Our entry point is the function called handler that is inside the app.py. CMD specifies where is the Lambda handler and will be used by the ENTRYPOINT of the base image.
This image is built similarly to the base image: with Ninja. This is our build.ninja file for the app-specific image:
version = 0.6.1
aws_account_id = xxxxxxxx
repo = my-repo
rule login-to-ecr
command = aws ecr get-login-password --region eu-west-1 | docker login --username AWS --password-stdin ${aws_account_id}.dkr.ecr.eu-west-1.amazonaws.com
description = Logging in to ECR
rule build-image
command = docker build . -t ${repo}:backend-api-${version} --file Dockerfile
description = Building ${repo}:backend-api-${version}
rule tag-image
command = docker tag ${repo}:backend-api-${version} ${aws_account_id}.dkr.ecr.eu-west-1.amazonaws.com/${repo}:backend-api-${version}
description = Tagging ${repo}:backend-api-${version}
rule upload-image
command = docker push ${aws_account_id}.dkr.ecr.eu-west-1.amazonaws.com/${repo}:backend-api-${version}
description = Push ${repo}:backend-api-${version}
build login-to-ecr: login-to-ecr
build build-image: build-image || login-to-ecr
build tag-image: tag-image || build-image
build upload-image: upload-image || tag-image
default login-to-ecr build-image tag-image upload-image
Let’s run it:
ninja -f build.ninja
Now there is an image in ECR that hosts our application. You can very easily move back and forth between different base image versions, try out new libraries, or update your application. Because we deploy the same image to dev and prod you can gain confidence about the version that you are working on as it passes through different stages from local to dev and finally to prod.
I have left out testing and formatting, linting from the build process because it would be too much to display the complete build file with those steps. We use pytest, Ruff, and Black for most of these tasks. We also implemented integration tests in pytest for more thorough testing.
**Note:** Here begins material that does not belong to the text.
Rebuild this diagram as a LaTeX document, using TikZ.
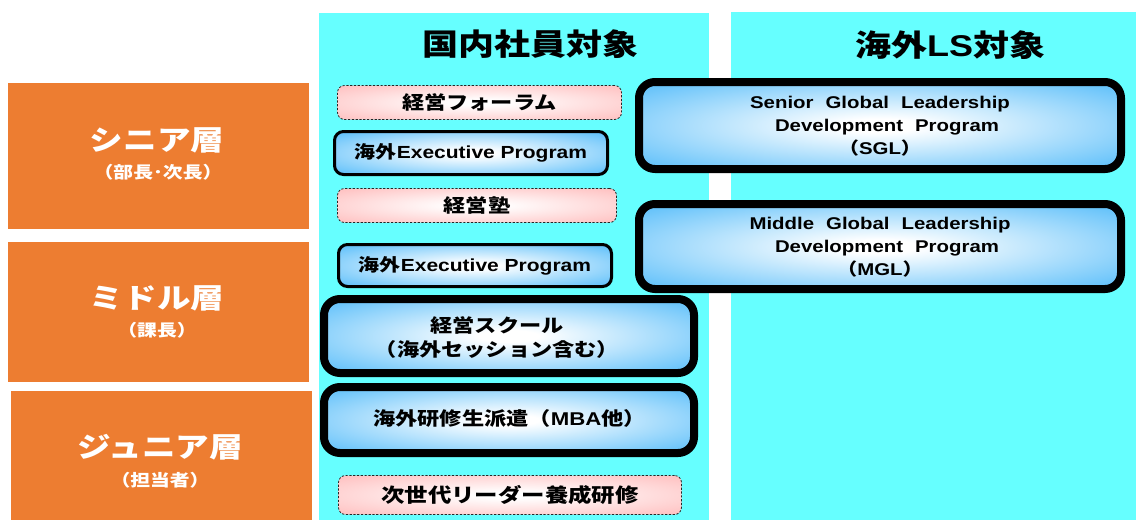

Our final task is to deploy to AWS Lambda. We are using Terraform to achieve this. The package_type must be Image and the image URI needs to be provided. We take adventage of ARM64 with this setup which is a bit cheaper than running on AMD64.
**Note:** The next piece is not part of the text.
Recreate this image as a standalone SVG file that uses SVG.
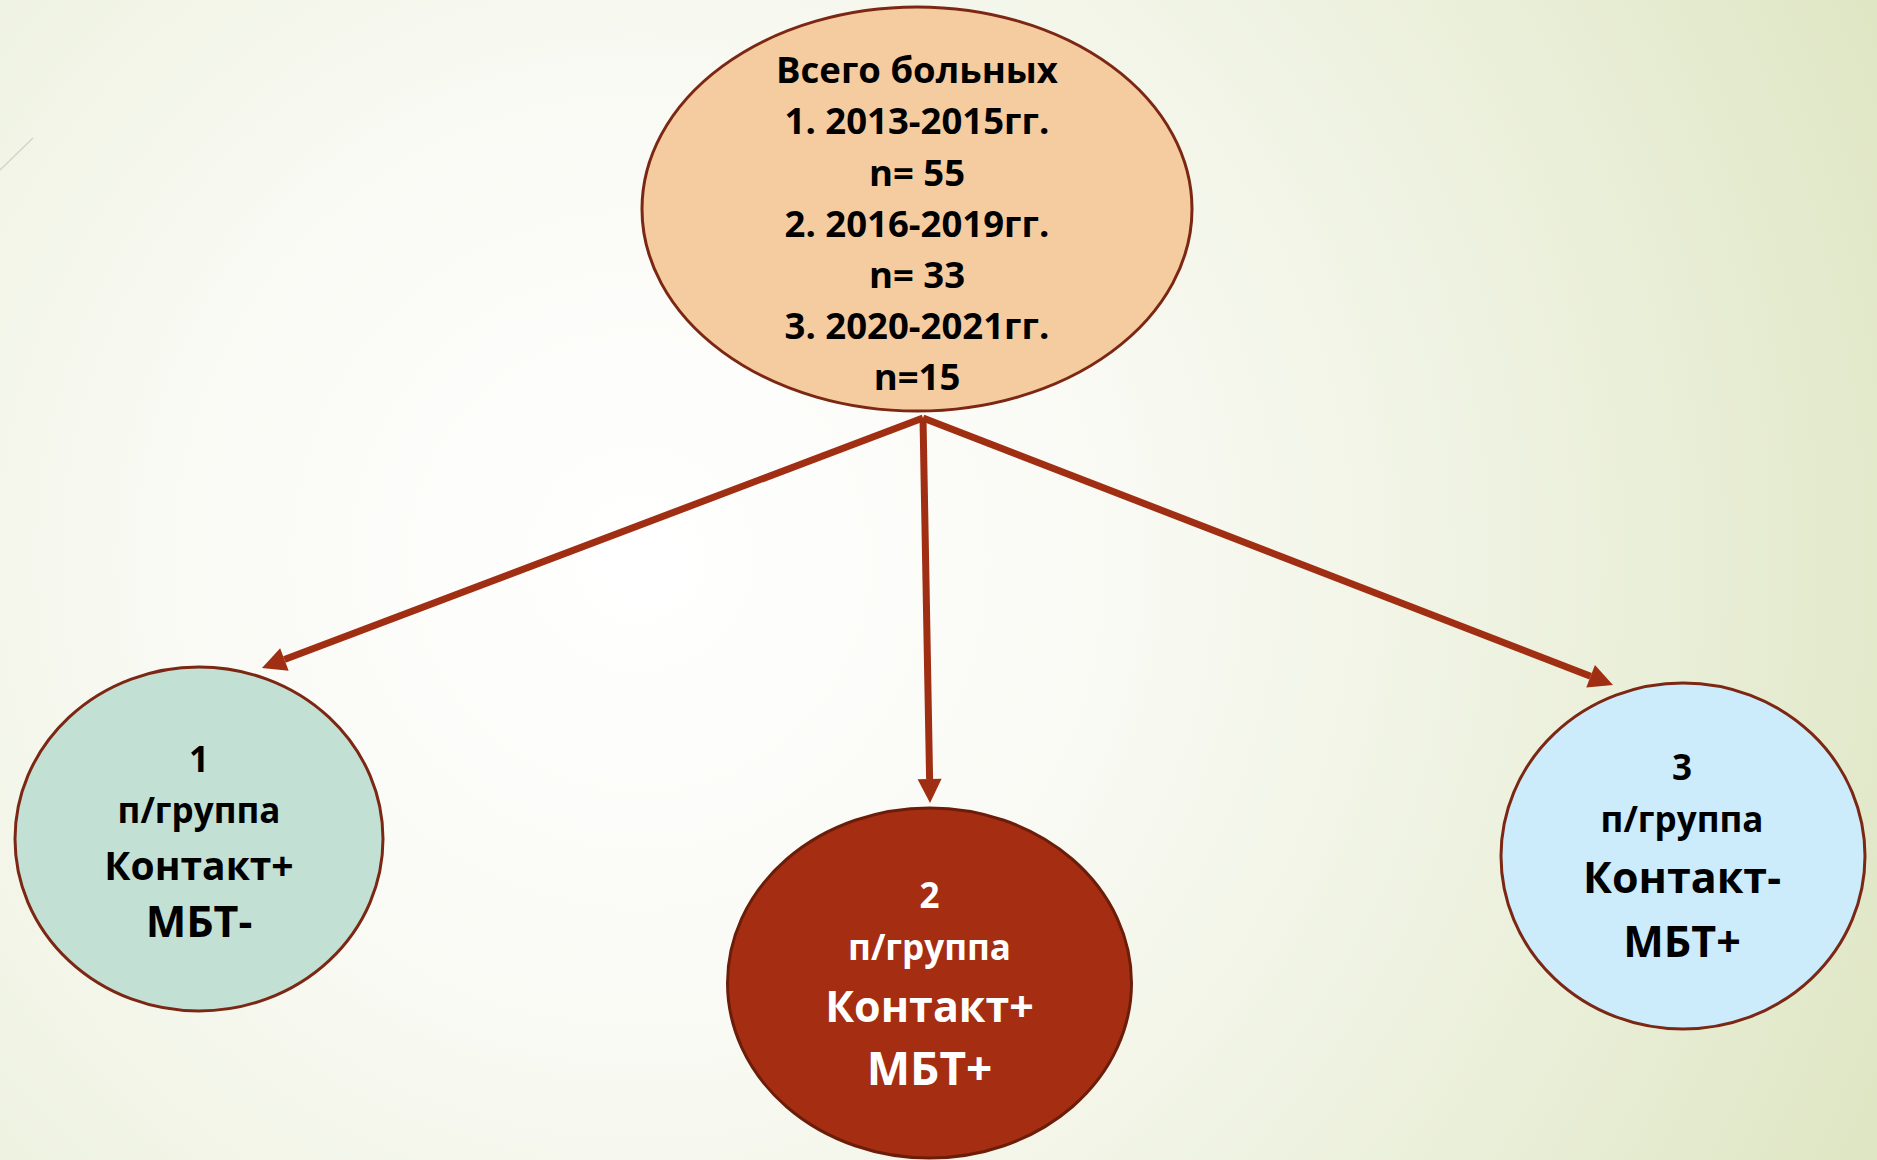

resource "aws_lambda_function" "docker-lambda-function" {
function_name = "my-lambda-function"
description = "This is my lambda function"
image_uri = "<account_id>.dkr.ecr.eu-west-1.amazonaws.com/<repo>:backend-api-<lambda-function-version>"
package_type = "Image"
role = <lambda_role_arn>
memory_size = 2048
timeout = 10
architectures = ["arm64"]
}
After deploying to AWS Lambda we also create a CloudFront distribution and API Gateway v2 api that fronts Lambda. The new function-url makes it possible to skip API Gateway. Maybe later on we can have a look what are the tradeoffs with that setup.
## Conclusion
Using a Docker image as the packaging for an AWS Lambda function provides a consistent, immutable environment for your application, ensuring that it runs the same way regardless of where it is deployed. This can help reduce errors and unexpected behavior and make it easier to package and distribute your application and its dependencies. Python 3.11 is much faster in many cases than previous versions of Python.